DATA SECTION
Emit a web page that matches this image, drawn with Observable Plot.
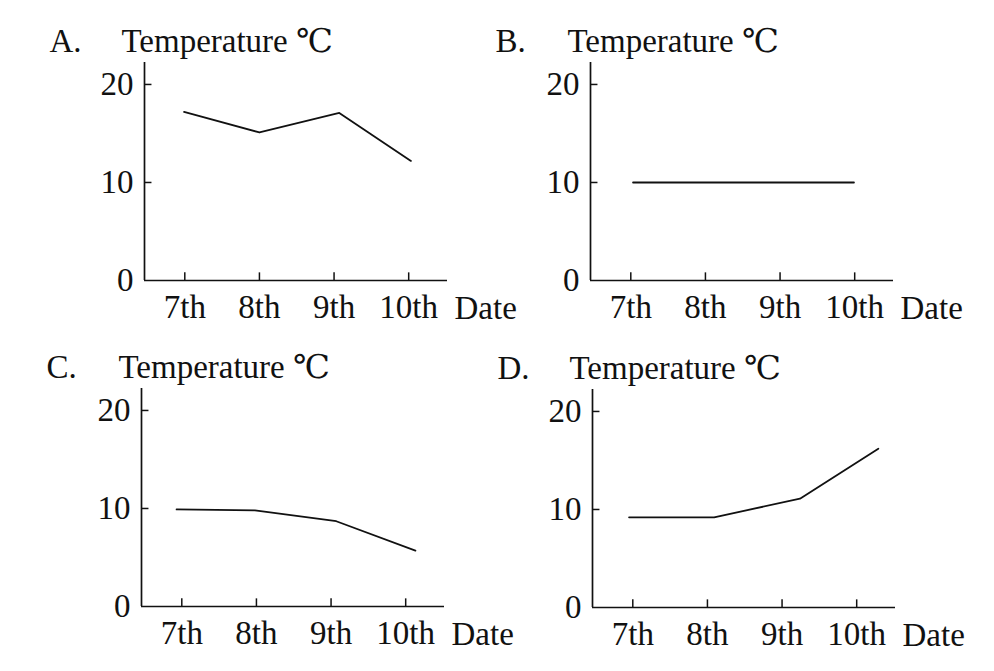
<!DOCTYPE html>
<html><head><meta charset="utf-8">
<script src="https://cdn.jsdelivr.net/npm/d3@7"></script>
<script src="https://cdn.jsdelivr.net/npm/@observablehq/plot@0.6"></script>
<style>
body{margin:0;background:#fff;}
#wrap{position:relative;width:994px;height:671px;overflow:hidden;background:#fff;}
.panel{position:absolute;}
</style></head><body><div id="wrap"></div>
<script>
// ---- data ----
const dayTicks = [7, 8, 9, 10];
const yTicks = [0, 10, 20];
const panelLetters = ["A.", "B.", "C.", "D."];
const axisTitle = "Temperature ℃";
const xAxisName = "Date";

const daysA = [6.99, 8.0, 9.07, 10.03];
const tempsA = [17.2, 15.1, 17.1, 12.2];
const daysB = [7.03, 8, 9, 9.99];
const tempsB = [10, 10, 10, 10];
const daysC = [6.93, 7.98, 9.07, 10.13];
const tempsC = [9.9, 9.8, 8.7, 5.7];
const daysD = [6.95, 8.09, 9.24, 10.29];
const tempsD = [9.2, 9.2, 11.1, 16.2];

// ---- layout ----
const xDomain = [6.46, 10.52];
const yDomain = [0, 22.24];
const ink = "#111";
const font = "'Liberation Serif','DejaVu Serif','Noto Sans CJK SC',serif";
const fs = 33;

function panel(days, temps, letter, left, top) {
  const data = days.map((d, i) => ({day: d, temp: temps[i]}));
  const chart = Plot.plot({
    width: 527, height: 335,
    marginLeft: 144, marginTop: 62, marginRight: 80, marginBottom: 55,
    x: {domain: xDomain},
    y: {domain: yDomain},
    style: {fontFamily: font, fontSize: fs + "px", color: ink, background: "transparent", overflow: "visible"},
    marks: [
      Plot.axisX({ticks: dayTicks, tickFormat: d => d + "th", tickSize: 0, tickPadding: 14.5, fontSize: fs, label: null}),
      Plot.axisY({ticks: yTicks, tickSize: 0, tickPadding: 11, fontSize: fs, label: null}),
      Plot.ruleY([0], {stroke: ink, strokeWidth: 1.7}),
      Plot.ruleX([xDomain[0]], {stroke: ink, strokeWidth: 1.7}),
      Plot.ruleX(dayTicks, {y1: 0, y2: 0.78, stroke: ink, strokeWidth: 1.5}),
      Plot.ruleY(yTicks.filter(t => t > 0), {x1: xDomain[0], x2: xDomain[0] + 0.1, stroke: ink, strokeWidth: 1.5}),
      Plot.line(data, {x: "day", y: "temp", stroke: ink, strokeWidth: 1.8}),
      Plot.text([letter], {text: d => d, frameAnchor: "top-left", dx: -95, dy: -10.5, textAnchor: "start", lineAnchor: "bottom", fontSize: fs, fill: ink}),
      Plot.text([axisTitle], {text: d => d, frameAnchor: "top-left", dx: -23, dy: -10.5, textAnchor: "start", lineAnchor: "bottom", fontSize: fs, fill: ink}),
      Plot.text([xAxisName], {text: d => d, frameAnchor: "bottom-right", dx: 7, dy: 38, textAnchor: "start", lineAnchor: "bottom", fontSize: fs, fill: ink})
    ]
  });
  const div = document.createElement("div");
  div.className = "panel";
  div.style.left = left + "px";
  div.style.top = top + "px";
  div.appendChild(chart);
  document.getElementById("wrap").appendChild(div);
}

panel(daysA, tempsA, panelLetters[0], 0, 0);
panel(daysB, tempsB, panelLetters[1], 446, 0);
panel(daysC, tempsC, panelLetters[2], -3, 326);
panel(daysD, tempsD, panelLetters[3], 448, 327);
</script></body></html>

THE EXERCISE
Write out the data precisely as given, excluding the pictures.

SOLVED PROBLEM
Emit a web page that matches this image, drawn with Observable Plot.
<!DOCTYPE html>
<html><head><meta charset="utf-8">
<script src="https://cdn.jsdelivr.net/npm/d3@7"></script>
<script src="https://cdn.jsdelivr.net/npm/@observablehq/plot@0.6"></script>
<style>
body{margin:0;background:#fff;}
#wrap{position:relative;width:994px;height:671px;overflow:hidden;background:#fff;}
.panel{position:absolute;}
</style></head><body><div id="wrap"></div>
<script>
// ---- data ----
const dayTicks = [7, 8, 9, 10];
const yTicks = [0, 10, 20];
const panelLetters = ["A.", "B.", "C.", "D."];
const axisTitle = "Temperature ℃";
const xAxisName = "Date";

const daysA = [6.99, 8.0, 9.07, 10.03];
const tempsA = [17.2, 15.1, 17.1, 12.2];
const daysB = [7.03, 8, 9, 9.99];
const tempsB = [10, 10, 10, 10];
const daysC = [6.93, 7.98, 9.07, 10.13];
const tempsC = [9.9, 9.8, 8.7, 5.7];
const daysD = [6.95, 8.09, 9.24, 10.29];
const tempsD = [9.2, 9.2, 11.1, 16.2];

// ---- layout ----
const xDomain = [6.46, 10.52];
const yDomain = [0, 22.24];
const ink = "#111";
const font = "'Liberation Serif','DejaVu Serif','Noto Sans CJK SC',serif";
const fs = 33;

function panel(days, temps, letter, left, top) {
  const data = days.map((d, i) => ({day: d, temp: temps[i]}));
  const chart = Plot.plot({
    width: 527, height: 335,
    marginLeft: 144, marginTop: 62, marginRight: 80, marginBottom: 55,
    x: {domain: xDomain},
    y: {domain: yDomain},
    style: {fontFamily: font, fontSize: fs + "px", color: ink, background: "transparent", overflow: "visible"},
    marks: [
      Plot.axisX({ticks: dayTicks, tickFormat: d => d + "th", tickSize: 0, tickPadding: 14.5, fontSize: fs, label: null}),
      Plot.axisY({ticks: yTicks, tickSize: 0, tickPadding: 11, fontSize: fs, label: null}),
      Plot.ruleY([0], {stroke: ink, strokeWidth: 1.7}),
      Plot.ruleX([xDomain[0]], {stroke: ink, strokeWidth: 1.7}),
      Plot.ruleX(dayTicks, {y1: 0, y2: 0.78, stroke: ink, strokeWidth: 1.5}),
      Plot.ruleY(yTicks.filter(t => t > 0), {x1: xDomain[0], x2: xDomain[0] + 0.1, stroke: ink, strokeWidth: 1.5}),
      Plot.line(data, {x: "day", y: "temp", stroke: ink, strokeWidth: 1.8}),
      Plot.text([letter], {text: d => d, frameAnchor: "top-left", dx: -95, dy: -10.5, textAnchor: "start", lineAnchor: "bottom", fontSize: fs, fill: ink}),
      Plot.text([axisTitle], {text: d => d, frameAnchor: "top-left", dx: -23, dy: -10.5, textAnchor: "start", lineAnchor: "bottom", fontSize: fs, fill: ink}),
      Plot.text([xAxisName], {text: d => d, frameAnchor: "bottom-right", dx: 7, dy: 38, textAnchor: "start", lineAnchor: "bottom", fontSize: fs, fill: ink})
    ]
  });
  const div = document.createElement("div");
  div.className = "panel";
  div.style.left = left + "px";
  div.style.top = top + "px";
  div.appendChild(chart);
  document.getElementById("wrap").appendChild(div);
}

panel(daysA, tempsA, panelLetters[0], 0, 0);
panel(daysB, tempsB, panelLetters[1], 446, 0);
panel(daysC, tempsC, panelLetters[2], -3, 326);
panel(daysD, tempsD, panelLetters[3], 448, 327);
</script></body></html>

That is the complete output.